¿Se decora ornamentalmente para participar o para pertenecer?

  El estilo y el ornamento no son simples añadidos superficiales, sino formas de lenguaje que expresan modos de vida, sistemas culturales y deseos de pertenencia. En la historia de la arquitectura, la ornamentación ha oscilado entre ser símbolo de identidad y mecanismo de integración. Cada época ha redefinido su valor: mientras unas la celebran como expresión artística, otras la rechazan en nombre de la pureza funcional. Sin embargo, el ornamento no es un exceso, sino una estructura simbólica que da sentido y comunica. Decorar, en este sentido, no es un acto vacío, sino una forma de participar en un sistema común de signos y significados. 

  En las ideas de Gaudí y Gottfried Semper, la ornamentación es el punto de partida de la arquitectura. Semper afirma que la arquitectura nace del acto de decorar, del gesto ritual de cubrir, tejer y proteger. Gaudí, por su parte, encuentra en la ornamentación una poética de la forma viva: una manera de traducir la naturaleza en geometría. Desde esa perspectiva, la decoración no es mero adorno, sino un lenguaje constructivo que transforma la materia en expresión. Surge entonces la pregunta: ¿el ornamento está en el edificio o en la mirada que lo contempla? Está en ambos, pero sobre todo en la intención del creador que busca comunicar algo más allá de la función.

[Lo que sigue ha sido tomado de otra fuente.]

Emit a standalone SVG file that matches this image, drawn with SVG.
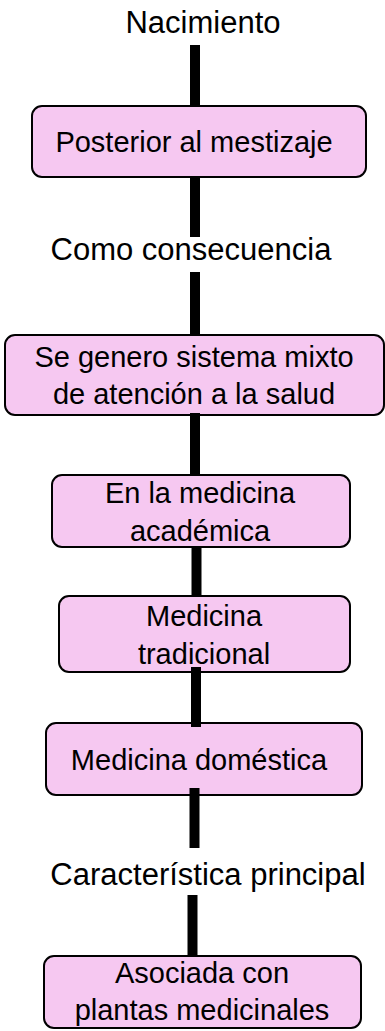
<svg xmlns="http://www.w3.org/2000/svg" width="385" height="1031" viewBox="0 0 385 1031">
<style>
.box{fill:#F6C8F1;stroke:#000;stroke-width:2}
.t{font-family:"Liberation Sans",Arial,sans-serif;font-size:29px;fill:#000;text-anchor:middle}
.lbl{font-family:"Liberation Sans",Arial,sans-serif;font-size:31px;fill:#000;text-anchor:middle}
.c{stroke:#000;stroke-width:10;fill:none}
</style>
<rect width="385" height="1031" fill="#fff"/>
<g id="label-nacimiento"><text class="lbl" x="203" y="33">Nacimiento</text></g>
<g id="node-posterior">
<rect class="box" x="32" y="106" width="334" height="71" rx="10"/>
<text class="t" x="194" y="152">Posterior al mestizaje</text>
</g>
<g id="label-consecuencia"><text class="lbl" x="191" y="260">Como consecuencia</text></g>
<g id="node-sistema">
<rect class="box" x="5" y="335" width="379" height="80" rx="10"/>
<text class="t" x="194" y="367">Se genero sistema mixto</text>
<text class="t" x="194" y="404">de atención a la salud</text>
</g>
<g id="node-academica">
<rect class="box" x="52" y="475" width="298" height="72" rx="10"/>
<text class="t" x="200" y="503">En la medicina</text>
<text class="t" x="200" y="541">académica</text>
</g>
<g id="node-tradicional">
<rect class="box" x="59" y="596" width="291" height="76" rx="10"/>
<text class="t" x="204" y="626">Medicina</text>
<text class="t" x="204" y="664">tradicional</text>
</g>
<g id="node-domestica">
<rect class="box" x="46" y="723" width="316" height="72" rx="10"/>
<text class="t" x="199" y="770">Medicina doméstica</text>
</g>
<g id="label-caracteristica"><text class="lbl" x="208" y="885">Característica principal</text></g>
<g id="node-plantas">
<rect class="box" x="44" y="956" width="317" height="72" rx="10"/>
<text class="t" x="202" y="983">Asociada con</text>
<text class="t" x="202" y="1020">plantas medicinales</text>
</g>
<g id="connectors">
<line class="c" x1="195" y1="45" x2="195" y2="105"/>
<line class="c" x1="195" y1="177" x2="195" y2="237"/>
<line class="c" x1="195" y1="272" x2="195" y2="334"/>
<line class="c" x1="195" y1="413" x2="195" y2="475"/>
<line class="c" x1="196.5" y1="547" x2="196.5" y2="595"/>
<line class="c" x1="196" y1="667" x2="196" y2="727"/>
<line class="c" x1="194.5" y1="788" x2="194.5" y2="848"/>
<line class="c" x1="192.5" y1="895" x2="192.5" y2="955"/>
</g>
</svg>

  En Architecture Without Architects, Bernard Rudofsky revela que las arquitecturas vernáculas, sin autor ni estilo definido, también están profundamente ornamentadas. Sus decoraciones no responden a modas, sino a una sabiduría colectiva que vincula el clima, el territorio y la vida cotidiana. Allí, el ornamento no es decorativo, sino estructural; es una forma de participación comunitaria. En contraste, Roland Barthes, en El sistema de la moda, expone cómo el estilo moderno se convierte en un código, un sistema de signos que clasifica, separa y determina quién pertenece y quién no. Lo ornamental, entonces, puede ser tanto una herramienta de integración como un mecanismo de distinción.

   En conclusión, se decora ornamentalmente tanto para participar como para pertenecer. Participar implica compartir un lenguaje común, una sensibilidad que se manifiesta a través de la forma; pertenecer implica reconocerse dentro de un sistema simbólico que otorga identidad. El ornamento, al situarse entre lo individual y lo colectivo, entre lo libre y lo normado, se convierte en un espejo cultural. Su función no es solo embellecer, sino revelar cómo habitamos el mundo y cómo deseamos ser vistos dentro de él. Así, el acto de decorar es también un acto de pensamiento, una manera de construir sentido y comunidad.